▼

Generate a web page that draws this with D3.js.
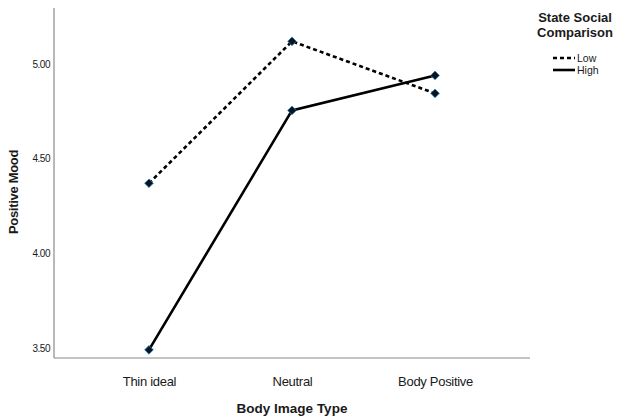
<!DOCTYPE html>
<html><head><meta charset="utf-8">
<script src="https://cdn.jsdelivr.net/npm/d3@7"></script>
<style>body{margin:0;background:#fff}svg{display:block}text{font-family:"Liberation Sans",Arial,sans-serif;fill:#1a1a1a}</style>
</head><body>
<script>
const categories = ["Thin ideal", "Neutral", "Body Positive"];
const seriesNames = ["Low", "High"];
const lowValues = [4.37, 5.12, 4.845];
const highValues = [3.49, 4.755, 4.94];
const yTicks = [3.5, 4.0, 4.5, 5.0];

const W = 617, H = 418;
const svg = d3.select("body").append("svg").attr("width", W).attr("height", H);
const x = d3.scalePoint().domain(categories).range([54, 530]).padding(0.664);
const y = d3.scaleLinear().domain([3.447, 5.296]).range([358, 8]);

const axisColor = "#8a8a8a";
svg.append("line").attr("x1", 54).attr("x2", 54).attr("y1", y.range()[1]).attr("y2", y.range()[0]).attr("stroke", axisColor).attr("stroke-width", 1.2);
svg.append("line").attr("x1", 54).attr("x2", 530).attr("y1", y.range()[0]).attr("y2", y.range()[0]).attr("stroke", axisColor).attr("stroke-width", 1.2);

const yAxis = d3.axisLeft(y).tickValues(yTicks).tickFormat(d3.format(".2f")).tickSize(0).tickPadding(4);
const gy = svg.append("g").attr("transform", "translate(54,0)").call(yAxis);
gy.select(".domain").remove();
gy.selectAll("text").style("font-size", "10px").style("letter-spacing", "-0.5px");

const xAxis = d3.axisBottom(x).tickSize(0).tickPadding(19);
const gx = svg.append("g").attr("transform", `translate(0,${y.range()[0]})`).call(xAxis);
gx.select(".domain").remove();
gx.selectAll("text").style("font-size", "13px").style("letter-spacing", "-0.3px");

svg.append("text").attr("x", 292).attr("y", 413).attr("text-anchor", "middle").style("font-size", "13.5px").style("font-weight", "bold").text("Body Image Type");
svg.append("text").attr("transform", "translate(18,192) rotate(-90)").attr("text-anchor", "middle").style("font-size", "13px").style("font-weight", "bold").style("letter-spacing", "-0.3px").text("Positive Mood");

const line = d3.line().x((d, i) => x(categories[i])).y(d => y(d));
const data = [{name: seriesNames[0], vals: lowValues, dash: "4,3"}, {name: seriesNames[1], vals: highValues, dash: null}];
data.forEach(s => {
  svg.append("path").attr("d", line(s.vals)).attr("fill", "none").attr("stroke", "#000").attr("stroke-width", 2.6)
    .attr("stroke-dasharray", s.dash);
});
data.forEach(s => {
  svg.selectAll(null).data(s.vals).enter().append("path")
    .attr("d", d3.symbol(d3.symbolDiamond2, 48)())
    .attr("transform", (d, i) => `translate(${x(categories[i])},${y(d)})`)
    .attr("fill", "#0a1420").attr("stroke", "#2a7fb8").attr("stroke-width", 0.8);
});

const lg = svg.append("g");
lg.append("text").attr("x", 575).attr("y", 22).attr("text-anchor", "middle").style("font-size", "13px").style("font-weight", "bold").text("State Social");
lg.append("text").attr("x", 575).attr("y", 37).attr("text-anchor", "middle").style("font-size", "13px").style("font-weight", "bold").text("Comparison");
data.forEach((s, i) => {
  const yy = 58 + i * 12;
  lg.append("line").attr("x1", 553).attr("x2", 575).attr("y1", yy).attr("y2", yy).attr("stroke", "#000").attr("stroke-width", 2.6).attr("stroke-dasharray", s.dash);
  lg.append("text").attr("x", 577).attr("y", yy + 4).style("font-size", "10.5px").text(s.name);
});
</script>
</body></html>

▲

Exercise requirements
Restate the entire listing word for word, excluding pictures.

Correct answer
Generate a web page that draws this with D3.js.
<!DOCTYPE html>
<html><head><meta charset="utf-8">
<script src="https://cdn.jsdelivr.net/npm/d3@7"></script>
<style>body{margin:0;background:#fff}svg{display:block}text{font-family:"Liberation Sans",Arial,sans-serif;fill:#1a1a1a}</style>
</head><body>
<script>
const categories = ["Thin ideal", "Neutral", "Body Positive"];
const seriesNames = ["Low", "High"];
const lowValues = [4.37, 5.12, 4.845];
const highValues = [3.49, 4.755, 4.94];
const yTicks = [3.5, 4.0, 4.5, 5.0];

const W = 617, H = 418;
const svg = d3.select("body").append("svg").attr("width", W).attr("height", H);
const x = d3.scalePoint().domain(categories).range([54, 530]).padding(0.664);
const y = d3.scaleLinear().domain([3.447, 5.296]).range([358, 8]);

const axisColor = "#8a8a8a";
svg.append("line").attr("x1", 54).attr("x2", 54).attr("y1", y.range()[1]).attr("y2", y.range()[0]).attr("stroke", axisColor).attr("stroke-width", 1.2);
svg.append("line").attr("x1", 54).attr("x2", 530).attr("y1", y.range()[0]).attr("y2", y.range()[0]).attr("stroke", axisColor).attr("stroke-width", 1.2);

const yAxis = d3.axisLeft(y).tickValues(yTicks).tickFormat(d3.format(".2f")).tickSize(0).tickPadding(4);
const gy = svg.append("g").attr("transform", "translate(54,0)").call(yAxis);
gy.select(".domain").remove();
gy.selectAll("text").style("font-size", "10px").style("letter-spacing", "-0.5px");

const xAxis = d3.axisBottom(x).tickSize(0).tickPadding(19);
const gx = svg.append("g").attr("transform", `translate(0,${y.range()[0]})`).call(xAxis);
gx.select(".domain").remove();
gx.selectAll("text").style("font-size", "13px").style("letter-spacing", "-0.3px");

svg.append("text").attr("x", 292).attr("y", 413).attr("text-anchor", "middle").style("font-size", "13.5px").style("font-weight", "bold").text("Body Image Type");
svg.append("text").attr("transform", "translate(18,192) rotate(-90)").attr("text-anchor", "middle").style("font-size", "13px").style("font-weight", "bold").style("letter-spacing", "-0.3px").text("Positive Mood");

const line = d3.line().x((d, i) => x(categories[i])).y(d => y(d));
const data = [{name: seriesNames[0], vals: lowValues, dash: "4,3"}, {name: seriesNames[1], vals: highValues, dash: null}];
data.forEach(s => {
  svg.append("path").attr("d", line(s.vals)).attr("fill", "none").attr("stroke", "#000").attr("stroke-width", 2.6)
    .attr("stroke-dasharray", s.dash);
});
data.forEach(s => {
  svg.selectAll(null).data(s.vals).enter().append("path")
    .attr("d", d3.symbol(d3.symbolDiamond2, 48)())
    .attr("transform", (d, i) => `translate(${x(categories[i])},${y(d)})`)
    .attr("fill", "#0a1420").attr("stroke", "#2a7fb8").attr("stroke-width", 0.8);
});

const lg = svg.append("g");
lg.append("text").attr("x", 575).attr("y", 22).attr("text-anchor", "middle").style("font-size", "13px").style("font-weight", "bold").text("State Social");
lg.append("text").attr("x", 575).attr("y", 37).attr("text-anchor", "middle").style("font-size", "13px").style("font-weight", "bold").text("Comparison");
data.forEach((s, i) => {
  const yy = 58 + i * 12;
  lg.append("line").attr("x1", 553).attr("x2", 575).attr("y1", yy).attr("y2", yy).attr("stroke", "#000").attr("stroke-width", 2.6).attr("stroke-dasharray", s.dash);
  lg.append("text").attr("x", 577).attr("y", yy + 4).style("font-size", "10.5px").text(s.name);
});
</script>
</body></html>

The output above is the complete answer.